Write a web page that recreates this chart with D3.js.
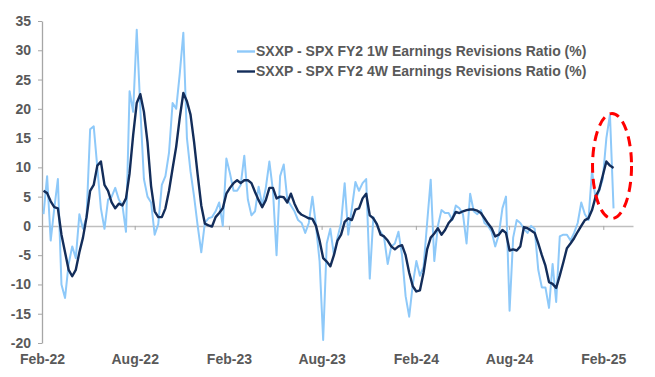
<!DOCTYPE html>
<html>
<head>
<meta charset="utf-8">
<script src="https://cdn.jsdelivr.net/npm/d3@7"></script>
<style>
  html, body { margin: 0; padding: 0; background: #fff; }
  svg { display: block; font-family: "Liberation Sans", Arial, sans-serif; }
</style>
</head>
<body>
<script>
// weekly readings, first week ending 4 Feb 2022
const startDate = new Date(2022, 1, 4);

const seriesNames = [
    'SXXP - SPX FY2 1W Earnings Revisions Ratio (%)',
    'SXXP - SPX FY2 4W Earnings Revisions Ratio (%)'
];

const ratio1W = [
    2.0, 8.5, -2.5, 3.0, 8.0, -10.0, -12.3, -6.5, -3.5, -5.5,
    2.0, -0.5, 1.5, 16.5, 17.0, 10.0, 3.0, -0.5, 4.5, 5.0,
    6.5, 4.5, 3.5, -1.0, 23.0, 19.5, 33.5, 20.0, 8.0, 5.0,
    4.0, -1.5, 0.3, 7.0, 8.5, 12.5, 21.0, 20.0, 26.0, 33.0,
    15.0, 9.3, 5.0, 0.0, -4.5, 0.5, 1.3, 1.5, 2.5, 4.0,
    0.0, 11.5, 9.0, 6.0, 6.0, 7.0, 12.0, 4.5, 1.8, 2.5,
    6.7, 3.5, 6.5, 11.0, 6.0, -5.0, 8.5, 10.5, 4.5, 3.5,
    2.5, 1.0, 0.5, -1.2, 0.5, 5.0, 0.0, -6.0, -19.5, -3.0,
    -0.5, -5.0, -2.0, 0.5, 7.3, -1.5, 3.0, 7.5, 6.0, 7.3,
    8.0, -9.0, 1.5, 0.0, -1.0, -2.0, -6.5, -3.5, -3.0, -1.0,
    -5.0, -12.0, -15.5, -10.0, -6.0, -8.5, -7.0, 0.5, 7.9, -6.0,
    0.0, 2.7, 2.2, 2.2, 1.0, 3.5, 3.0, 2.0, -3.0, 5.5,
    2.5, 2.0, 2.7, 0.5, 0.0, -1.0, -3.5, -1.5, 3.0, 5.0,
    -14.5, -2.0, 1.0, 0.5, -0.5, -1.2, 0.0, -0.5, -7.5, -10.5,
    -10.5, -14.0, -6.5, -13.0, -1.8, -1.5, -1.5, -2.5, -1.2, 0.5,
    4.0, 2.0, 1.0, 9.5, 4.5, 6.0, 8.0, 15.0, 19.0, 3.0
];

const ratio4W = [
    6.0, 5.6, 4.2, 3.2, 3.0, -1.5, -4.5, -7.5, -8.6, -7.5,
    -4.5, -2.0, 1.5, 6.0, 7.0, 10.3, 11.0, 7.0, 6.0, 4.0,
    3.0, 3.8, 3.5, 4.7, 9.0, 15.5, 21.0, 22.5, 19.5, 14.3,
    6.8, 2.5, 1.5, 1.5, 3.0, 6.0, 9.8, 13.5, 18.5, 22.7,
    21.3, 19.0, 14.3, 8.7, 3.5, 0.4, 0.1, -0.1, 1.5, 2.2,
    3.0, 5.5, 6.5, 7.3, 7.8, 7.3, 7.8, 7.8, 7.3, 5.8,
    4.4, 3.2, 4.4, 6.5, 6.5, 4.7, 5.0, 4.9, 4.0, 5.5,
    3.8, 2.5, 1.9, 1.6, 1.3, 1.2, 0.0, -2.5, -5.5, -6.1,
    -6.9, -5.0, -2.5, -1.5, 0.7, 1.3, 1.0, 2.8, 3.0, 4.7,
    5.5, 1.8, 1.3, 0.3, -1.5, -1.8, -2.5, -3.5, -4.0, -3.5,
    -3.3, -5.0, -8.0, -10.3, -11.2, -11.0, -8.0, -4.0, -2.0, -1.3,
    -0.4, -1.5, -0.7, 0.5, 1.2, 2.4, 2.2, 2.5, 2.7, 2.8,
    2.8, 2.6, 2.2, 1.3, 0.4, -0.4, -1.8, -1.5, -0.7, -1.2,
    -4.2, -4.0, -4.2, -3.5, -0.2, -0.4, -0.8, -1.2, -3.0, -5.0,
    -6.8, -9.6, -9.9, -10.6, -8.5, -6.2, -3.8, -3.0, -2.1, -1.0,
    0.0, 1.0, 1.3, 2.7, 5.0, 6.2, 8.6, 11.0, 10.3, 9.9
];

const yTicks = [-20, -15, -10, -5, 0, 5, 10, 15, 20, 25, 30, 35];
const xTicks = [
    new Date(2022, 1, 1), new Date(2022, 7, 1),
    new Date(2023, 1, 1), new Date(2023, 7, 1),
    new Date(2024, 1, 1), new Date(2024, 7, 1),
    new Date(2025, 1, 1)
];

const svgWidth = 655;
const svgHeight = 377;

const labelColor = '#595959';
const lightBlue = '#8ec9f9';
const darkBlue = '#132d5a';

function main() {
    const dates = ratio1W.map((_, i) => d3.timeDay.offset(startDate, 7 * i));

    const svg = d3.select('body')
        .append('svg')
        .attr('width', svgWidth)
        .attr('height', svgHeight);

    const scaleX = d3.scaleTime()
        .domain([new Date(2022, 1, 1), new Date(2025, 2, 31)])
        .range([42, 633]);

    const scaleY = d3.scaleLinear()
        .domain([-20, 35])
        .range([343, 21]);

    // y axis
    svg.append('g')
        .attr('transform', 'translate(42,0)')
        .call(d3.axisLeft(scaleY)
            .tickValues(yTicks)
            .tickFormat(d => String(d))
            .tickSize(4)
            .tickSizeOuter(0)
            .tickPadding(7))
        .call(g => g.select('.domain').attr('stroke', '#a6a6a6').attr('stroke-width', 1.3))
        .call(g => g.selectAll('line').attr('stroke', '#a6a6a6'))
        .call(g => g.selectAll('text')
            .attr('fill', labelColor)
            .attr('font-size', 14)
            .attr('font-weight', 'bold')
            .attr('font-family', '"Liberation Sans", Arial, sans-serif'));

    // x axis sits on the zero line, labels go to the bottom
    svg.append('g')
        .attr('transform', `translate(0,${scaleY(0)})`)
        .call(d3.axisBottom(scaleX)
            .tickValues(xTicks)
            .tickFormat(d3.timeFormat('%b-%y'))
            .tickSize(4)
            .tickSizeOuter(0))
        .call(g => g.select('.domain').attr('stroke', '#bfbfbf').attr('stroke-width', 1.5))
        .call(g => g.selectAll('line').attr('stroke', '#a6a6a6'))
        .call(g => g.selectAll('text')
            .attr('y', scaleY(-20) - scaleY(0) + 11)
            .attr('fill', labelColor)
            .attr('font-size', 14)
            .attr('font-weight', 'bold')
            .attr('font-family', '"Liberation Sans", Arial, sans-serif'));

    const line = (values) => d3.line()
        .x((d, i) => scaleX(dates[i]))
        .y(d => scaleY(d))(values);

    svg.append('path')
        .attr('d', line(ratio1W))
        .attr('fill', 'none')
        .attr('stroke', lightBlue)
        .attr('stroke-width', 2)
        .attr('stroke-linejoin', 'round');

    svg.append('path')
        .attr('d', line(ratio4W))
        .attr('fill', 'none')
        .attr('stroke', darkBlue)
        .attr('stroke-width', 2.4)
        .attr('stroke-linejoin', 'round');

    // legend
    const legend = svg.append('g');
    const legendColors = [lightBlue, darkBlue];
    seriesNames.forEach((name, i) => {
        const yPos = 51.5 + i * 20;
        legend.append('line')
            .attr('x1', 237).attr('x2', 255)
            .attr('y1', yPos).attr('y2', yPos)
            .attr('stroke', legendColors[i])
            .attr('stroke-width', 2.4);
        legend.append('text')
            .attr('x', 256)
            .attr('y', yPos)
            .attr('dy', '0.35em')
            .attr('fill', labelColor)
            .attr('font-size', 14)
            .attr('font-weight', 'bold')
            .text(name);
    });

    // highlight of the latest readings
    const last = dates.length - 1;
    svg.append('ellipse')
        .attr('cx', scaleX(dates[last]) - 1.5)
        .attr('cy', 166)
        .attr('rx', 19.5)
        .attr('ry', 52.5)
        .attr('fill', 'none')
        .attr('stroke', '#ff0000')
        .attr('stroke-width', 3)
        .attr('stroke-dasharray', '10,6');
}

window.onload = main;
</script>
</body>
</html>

^^^^

**WHAT THE TASK ASKS:**
Restate exactly, please, only the lines between the start of the data and the line containing "const startDate = new Date(2022, 1, 4);", both ends included, skipping the pictures.

**OUTPUT BELOW:**
Write a web page that recreates this chart with D3.js.
<!DOCTYPE html>
<html>
<head>
<meta charset="utf-8">
<script src="https://cdn.jsdelivr.net/npm/d3@7"></script>
<style>
  html, body { margin: 0; padding: 0; background: #fff; }
  svg { display: block; font-family: "Liberation Sans", Arial, sans-serif; }
</style>
</head>
<body>
<script>
// weekly readings, first week ending 4 Feb 2022
const startDate = new Date(2022, 1, 4);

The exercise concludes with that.